2回に1点を先制した直後、1死一、三塁。初球でスクイズを決め、さらに打球を処理した松山が一塁へ悪送球し、一走の梅野も生還した。一気に追加で2点をもぎ取った。「意外に冷静にいけました。1点で終わらずに追加点を取ることができて良かったです」。阪神の10代野手が打点を挙げるのは95年の平尾、高波以来25年ぶり。小技で歴史の扉をこじ開けた。

さらに小幡は泥臭い。4点リードの3回2死満塁では大瀬良から一、二塁間深くにゴロを放った。二塁手羽月の一塁送球と競争になり、小幡は執念のヘッドスライディング。「とにかくセーフになりたい一心で、無我夢中で走りました。がむしゃらにいきました」。1度はアウト判定となって天を仰いだが、矢野監督のリクエストが成功して適時内野安打。2打席連続打点で、4試合連続の先発起用に応えた。矢野監督も「ラッキーボーイだよね」と目を細めた。

飛躍の準備は万全だった。「絶対にチャンスは来る。そこで思い切ったプレーができるようにしたい」。今オフから入浴時間を多めにとった。起床後、練習後、夕飯後。「夕飯後が一番長いです。気が済むまで入りますね」。水風呂とお湯に交互に漬かり、1回の入浴で4セット。鳴尾浜の選手寮「虎風荘」で毎日行い、疲労回復に努めている。地元大分の実家に帰れば、源泉の湧き出る量が日本一といわれる別府温泉で体を癒やす。「お風呂の時間は僕にとって大事なんです」。日々の体のケアが全力プレーにつながっている。

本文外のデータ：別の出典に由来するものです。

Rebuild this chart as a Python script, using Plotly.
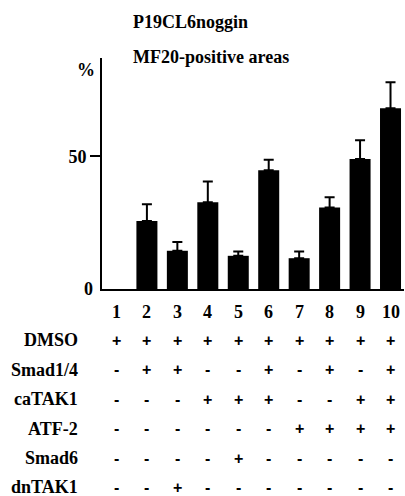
import plotly.graph_objects as go

lanes = [1, 2, 3, 4, 5, 6, 7, 8, 9, 10]
values = [0, 25.6, 14.4, 32.7, 12.5, 44.7, 11.6, 30.7, 49.0, 68.1]
err_up = [None, 6.3, 3.3, 7.8, 1.6, 4.0, 2.5, 3.9, 7.0, 9.8]
ytick_vals = [0, 50]
ytick_text = ["0", "50"]
conditions = ["DMSO", "Smad1/4", "caTAK1", "ATF-2", "Smad6", "dnTAK1"]
DMSO = ["+", "+", "+", "+", "+", "+", "+", "+", "+", "+"]
Smad14 = ["-", "+", "+", "-", "-", "+", "-", "+", "-", "+"]
caTAK1 = ["-", "-", "-", "+", "+", "+", "-", "-", "+", "+"]
ATF2 = ["-", "-", "-", "-", "-", "-", "+", "+", "+", "+"]
Smad6 = ["-", "-", "-", "-", "+", "-", "-", "-", "-", "-"]
dnTAK1 = ["-", "-", "+", "-", "-", "-", "-", "-", "-", "-"]
signs = [DMSO, Smad14, caTAK1, ATF2, Smad6, dnTAK1]
title1 = "P19CL6noggin"
title2 = "MF20-positive areas"

W, H = 405, 496
ML, MR, MT, MB = 102, 1, 58, 207
PW, PH = W - ML - MR, H - MT - MB
FONT = "Liberation Serif"
FS = 18


def px_y(ypx):
    return (H - MB - ypx) / PH


def px_x(xpx):
    return (xpx - ML) / PW


# lanes with a zero value draw no bar (nothing visible in the reference)
bar_y = [v if v else None for v in values]

fig = go.Figure()
fig.add_trace(go.Bar(
    x=lanes, y=bar_y,
    marker=dict(color="black", line=dict(width=0)),
    error_y=dict(type="data", array=err_up, arrayminus=[0 if e is not None else None for e in err_up],
                 symmetric=False, color="black", thickness=2, width=5),
    width=0.69,
))

ann = []
font = dict(family=FONT, size=FS, color="black", weight="bold")
sfont = dict(family="Liberation Sans", size=16, color="black", weight="bold")
ann.append(dict(text=title1, xref="paper", yref="paper", x=px_x(131), y=px_y(22),
                xanchor="left", yanchor="middle", showarrow=False, font=font))
ann.append(dict(text=title2, xref="paper", yref="paper", x=px_x(131), y=px_y(57),
                xanchor="left", yanchor="middle", showarrow=False, font=font))
ann.append(dict(text="%", xref="paper", yref="paper", x=px_x(97), y=px_y(70),
                xanchor="right", yanchor="middle", showarrow=False, font=font))
ann.append(dict(text=ytick_text[0], xref="paper", yref="y", x=px_x(95), y=ytick_vals[0],
                xanchor="right", yanchor="middle", showarrow=False, font=font))
for ln in lanes:
    ann.append(dict(text=str(ln), xref="x", yref="paper", x=ln, y=px_y(312),
                    xanchor="center", yanchor="middle", showarrow=False, font=font))
row_y = [340, 369.5, 399, 428.5, 458, 487]
for r, cond in enumerate(conditions):
    ann.append(dict(text=cond, xref="paper", yref="paper", x=px_x(80), y=px_y(row_y[r]),
                    xanchor="right", yanchor="middle", showarrow=False, font=font))
    for j, ln in enumerate(lanes):
        ann.append(dict(text=signs[r][j], xref="x", yref="paper", x=ln, y=px_y(row_y[r]),
                        xanchor="center", yanchor="middle", showarrow=False, font=sfont))

fig.update_layout(
    width=W, height=H,
    margin=dict(l=ML, r=MR, t=MT, b=MB, pad=0),
    paper_bgcolor="white", plot_bgcolor="white",
    showlegend=False,
    annotations=ann,
    xaxis=dict(range=[0.525, 0.525 + PW / 30.45], showline=True, linecolor="black",
               linewidth=2, showgrid=False, zeroline=False, showticklabels=False,
               ticks="", fixedrange=True),
    yaxis=dict(range=[0, 87], showline=True, linecolor="black", linewidth=2,
               showgrid=False, zeroline=False, tickvals=ytick_vals[1:],
               ticktext=ytick_text[1:], ticks="outside", ticklen=10, tickwidth=1.5,
               tickcolor="black", tickfont=font, fixedrange=True),
)

fig.write_html("out.html", config={"displayModeBar": False},
               post_script="document.body.style.margin='0px';document.body.style.overflow='hidden';")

この日は試合前のケータリング弁当で大分県産のから揚げを食べた。故郷の名産品パワーで2安打2打点と活躍し、チームの借金返済に大きく貢献。「まだまだ思い切ったプレーだったり、がむしゃらさを見てほしいです」。無邪気な小幡が頼もしい。【只松憲】

◆小幡竜平(おばた・りゅうへい)2000年(平12)9月21日生まれ、大分県出身。延岡学園では3年春に甲子園出場。高校通算24本塁打。18年ドラフト2位で阪神入団。1年目の昨季は2軍戦99試合に出場し71安打、1本塁打、14打点、打率2割2分5厘はウエスタン15位。184センチ、74キロ。右投げ左打ち。今季推定年俸は720万円。